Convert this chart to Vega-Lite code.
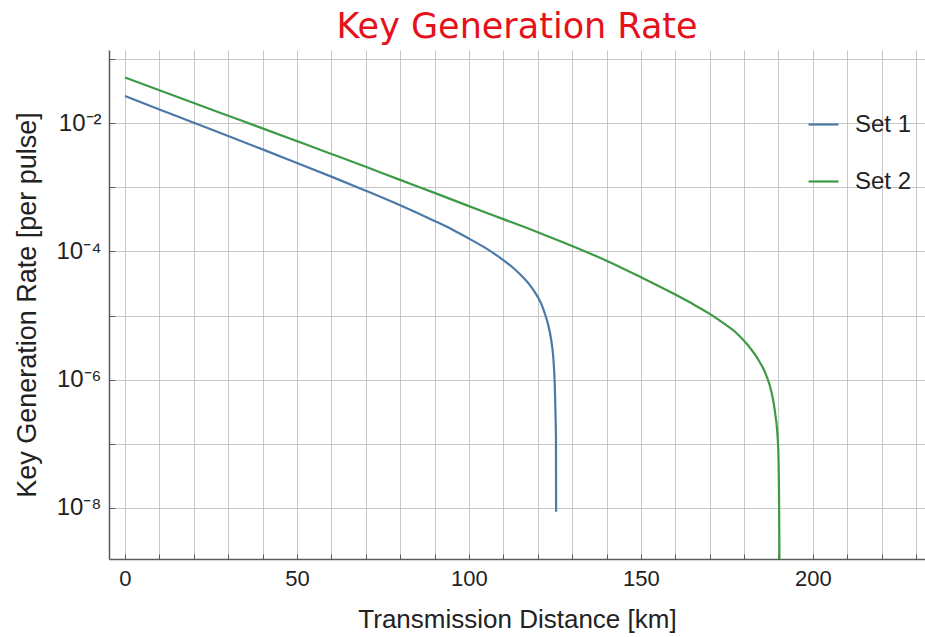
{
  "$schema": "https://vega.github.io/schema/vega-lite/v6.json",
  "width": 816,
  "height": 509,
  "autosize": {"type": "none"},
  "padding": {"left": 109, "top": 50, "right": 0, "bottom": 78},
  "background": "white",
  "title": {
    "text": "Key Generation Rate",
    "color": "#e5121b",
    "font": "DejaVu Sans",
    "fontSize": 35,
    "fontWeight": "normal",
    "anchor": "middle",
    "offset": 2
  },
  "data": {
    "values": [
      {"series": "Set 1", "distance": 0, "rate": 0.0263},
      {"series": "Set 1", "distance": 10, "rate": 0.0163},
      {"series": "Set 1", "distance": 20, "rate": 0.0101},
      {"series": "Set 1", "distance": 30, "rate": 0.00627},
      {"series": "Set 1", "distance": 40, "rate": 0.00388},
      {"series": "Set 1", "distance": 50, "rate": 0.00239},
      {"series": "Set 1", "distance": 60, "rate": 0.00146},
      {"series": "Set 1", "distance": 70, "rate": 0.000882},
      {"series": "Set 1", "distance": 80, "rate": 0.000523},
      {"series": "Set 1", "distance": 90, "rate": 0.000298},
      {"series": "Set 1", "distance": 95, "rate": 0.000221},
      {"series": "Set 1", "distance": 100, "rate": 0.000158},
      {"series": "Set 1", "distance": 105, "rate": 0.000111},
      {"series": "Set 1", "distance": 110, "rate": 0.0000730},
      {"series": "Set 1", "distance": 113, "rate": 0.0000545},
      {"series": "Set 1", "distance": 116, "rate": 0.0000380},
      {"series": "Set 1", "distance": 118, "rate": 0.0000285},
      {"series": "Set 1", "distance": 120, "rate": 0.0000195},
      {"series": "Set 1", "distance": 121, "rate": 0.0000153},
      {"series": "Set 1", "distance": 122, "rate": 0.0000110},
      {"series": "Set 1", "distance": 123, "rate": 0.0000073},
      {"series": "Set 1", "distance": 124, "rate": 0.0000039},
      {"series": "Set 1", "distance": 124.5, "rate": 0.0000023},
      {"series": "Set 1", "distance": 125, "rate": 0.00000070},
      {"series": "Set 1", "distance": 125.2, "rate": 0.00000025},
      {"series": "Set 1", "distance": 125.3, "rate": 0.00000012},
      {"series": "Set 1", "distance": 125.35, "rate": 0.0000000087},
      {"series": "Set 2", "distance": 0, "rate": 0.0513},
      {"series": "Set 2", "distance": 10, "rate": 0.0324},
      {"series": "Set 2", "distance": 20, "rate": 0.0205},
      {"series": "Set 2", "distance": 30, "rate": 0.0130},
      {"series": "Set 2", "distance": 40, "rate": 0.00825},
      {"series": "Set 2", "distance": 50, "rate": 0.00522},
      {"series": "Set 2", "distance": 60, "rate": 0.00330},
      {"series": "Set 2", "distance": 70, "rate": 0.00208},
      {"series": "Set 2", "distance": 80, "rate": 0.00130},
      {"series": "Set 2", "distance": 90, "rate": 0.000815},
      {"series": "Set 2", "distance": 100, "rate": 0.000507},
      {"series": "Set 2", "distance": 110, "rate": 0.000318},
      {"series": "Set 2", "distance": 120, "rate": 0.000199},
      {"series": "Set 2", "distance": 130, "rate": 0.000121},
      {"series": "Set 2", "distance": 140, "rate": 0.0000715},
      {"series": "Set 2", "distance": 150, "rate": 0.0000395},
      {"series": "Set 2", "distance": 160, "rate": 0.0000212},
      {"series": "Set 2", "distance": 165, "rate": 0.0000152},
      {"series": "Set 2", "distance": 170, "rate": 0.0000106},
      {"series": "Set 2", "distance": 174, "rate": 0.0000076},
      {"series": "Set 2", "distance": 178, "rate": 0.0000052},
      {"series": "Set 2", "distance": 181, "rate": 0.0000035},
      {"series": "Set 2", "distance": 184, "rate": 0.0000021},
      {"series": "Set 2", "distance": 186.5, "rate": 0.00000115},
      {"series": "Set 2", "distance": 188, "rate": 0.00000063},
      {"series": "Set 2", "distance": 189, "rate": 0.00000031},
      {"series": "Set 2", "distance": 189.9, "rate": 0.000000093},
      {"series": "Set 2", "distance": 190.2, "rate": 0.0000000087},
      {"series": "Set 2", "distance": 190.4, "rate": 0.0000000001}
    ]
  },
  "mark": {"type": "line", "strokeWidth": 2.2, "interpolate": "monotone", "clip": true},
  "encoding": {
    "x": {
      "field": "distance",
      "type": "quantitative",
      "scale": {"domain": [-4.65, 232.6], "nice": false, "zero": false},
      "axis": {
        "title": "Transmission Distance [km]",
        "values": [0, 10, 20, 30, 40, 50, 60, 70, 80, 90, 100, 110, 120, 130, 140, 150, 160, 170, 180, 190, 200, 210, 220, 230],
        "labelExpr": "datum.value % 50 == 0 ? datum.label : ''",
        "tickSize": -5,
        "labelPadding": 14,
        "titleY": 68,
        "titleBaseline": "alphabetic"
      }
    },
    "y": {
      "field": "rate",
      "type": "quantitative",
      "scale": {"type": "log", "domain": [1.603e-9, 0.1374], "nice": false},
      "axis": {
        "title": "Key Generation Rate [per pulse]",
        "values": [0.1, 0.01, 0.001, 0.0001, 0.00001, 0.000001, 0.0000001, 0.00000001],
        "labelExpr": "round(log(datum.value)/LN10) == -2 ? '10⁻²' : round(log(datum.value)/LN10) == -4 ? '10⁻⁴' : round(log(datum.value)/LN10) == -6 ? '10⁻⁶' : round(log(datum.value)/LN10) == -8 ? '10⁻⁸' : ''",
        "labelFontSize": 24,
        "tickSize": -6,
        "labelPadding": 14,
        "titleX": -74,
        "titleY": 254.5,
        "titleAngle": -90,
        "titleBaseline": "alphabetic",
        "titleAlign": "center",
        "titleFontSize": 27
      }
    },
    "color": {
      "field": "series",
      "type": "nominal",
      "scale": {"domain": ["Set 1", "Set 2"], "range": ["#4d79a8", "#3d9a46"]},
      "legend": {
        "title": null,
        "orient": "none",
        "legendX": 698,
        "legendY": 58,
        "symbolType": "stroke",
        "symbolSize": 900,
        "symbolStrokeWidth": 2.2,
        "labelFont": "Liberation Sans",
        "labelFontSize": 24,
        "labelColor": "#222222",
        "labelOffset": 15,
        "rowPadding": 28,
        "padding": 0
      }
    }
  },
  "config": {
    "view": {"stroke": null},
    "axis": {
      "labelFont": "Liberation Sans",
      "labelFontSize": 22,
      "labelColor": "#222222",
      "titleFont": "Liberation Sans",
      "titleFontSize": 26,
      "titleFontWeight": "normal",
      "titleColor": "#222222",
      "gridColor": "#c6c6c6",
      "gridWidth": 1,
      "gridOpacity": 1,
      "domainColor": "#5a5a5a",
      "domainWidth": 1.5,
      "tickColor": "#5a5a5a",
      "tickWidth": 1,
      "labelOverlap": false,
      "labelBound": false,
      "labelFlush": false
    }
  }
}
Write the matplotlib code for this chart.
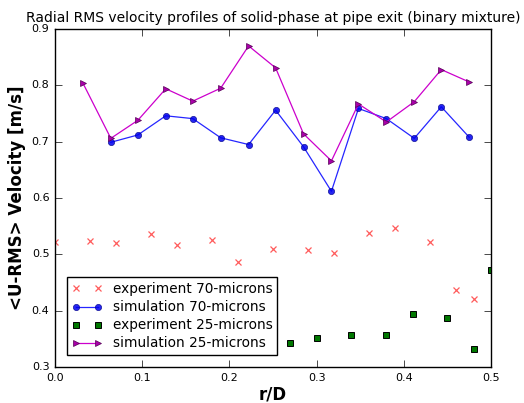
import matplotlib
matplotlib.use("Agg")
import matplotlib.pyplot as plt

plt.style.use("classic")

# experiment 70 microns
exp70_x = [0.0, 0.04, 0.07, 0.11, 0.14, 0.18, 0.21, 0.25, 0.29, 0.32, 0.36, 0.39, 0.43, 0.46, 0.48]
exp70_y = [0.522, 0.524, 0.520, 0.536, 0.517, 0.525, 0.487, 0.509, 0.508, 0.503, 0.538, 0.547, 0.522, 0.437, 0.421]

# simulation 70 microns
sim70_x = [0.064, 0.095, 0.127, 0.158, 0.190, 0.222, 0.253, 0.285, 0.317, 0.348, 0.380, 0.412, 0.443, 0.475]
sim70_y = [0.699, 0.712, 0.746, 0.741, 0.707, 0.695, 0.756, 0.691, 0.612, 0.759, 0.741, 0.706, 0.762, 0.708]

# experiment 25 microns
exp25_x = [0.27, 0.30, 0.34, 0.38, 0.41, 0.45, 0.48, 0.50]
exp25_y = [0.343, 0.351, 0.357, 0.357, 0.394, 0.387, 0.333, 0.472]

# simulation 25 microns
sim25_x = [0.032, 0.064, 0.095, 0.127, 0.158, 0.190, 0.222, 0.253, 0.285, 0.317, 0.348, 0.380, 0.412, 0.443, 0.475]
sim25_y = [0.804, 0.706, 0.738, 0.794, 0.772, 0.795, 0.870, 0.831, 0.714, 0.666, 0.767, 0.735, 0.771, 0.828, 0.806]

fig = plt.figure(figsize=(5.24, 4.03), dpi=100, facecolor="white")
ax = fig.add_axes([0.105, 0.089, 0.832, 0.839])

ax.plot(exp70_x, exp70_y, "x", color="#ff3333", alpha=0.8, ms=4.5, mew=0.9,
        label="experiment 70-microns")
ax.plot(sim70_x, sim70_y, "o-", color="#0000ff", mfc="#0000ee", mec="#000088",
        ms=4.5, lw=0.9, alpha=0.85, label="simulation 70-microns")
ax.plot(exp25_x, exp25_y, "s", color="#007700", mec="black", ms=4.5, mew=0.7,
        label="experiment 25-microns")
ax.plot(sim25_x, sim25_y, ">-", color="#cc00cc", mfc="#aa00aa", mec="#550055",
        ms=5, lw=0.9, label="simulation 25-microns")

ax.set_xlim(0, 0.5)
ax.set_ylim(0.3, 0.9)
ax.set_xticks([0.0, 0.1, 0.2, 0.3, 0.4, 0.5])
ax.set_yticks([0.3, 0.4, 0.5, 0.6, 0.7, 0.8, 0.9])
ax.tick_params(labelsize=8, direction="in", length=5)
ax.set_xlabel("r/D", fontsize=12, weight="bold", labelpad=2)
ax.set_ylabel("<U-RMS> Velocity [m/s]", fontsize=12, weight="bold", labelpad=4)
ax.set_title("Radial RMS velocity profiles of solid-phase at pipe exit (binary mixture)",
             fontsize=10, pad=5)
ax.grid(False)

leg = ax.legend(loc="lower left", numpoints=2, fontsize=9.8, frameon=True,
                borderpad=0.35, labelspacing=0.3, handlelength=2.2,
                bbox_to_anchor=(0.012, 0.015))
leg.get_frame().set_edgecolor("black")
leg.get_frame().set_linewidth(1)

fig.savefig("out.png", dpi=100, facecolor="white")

Task
Tally up the lines in the records containing the word "code", then give the count and nothing else.

Exercise solution
2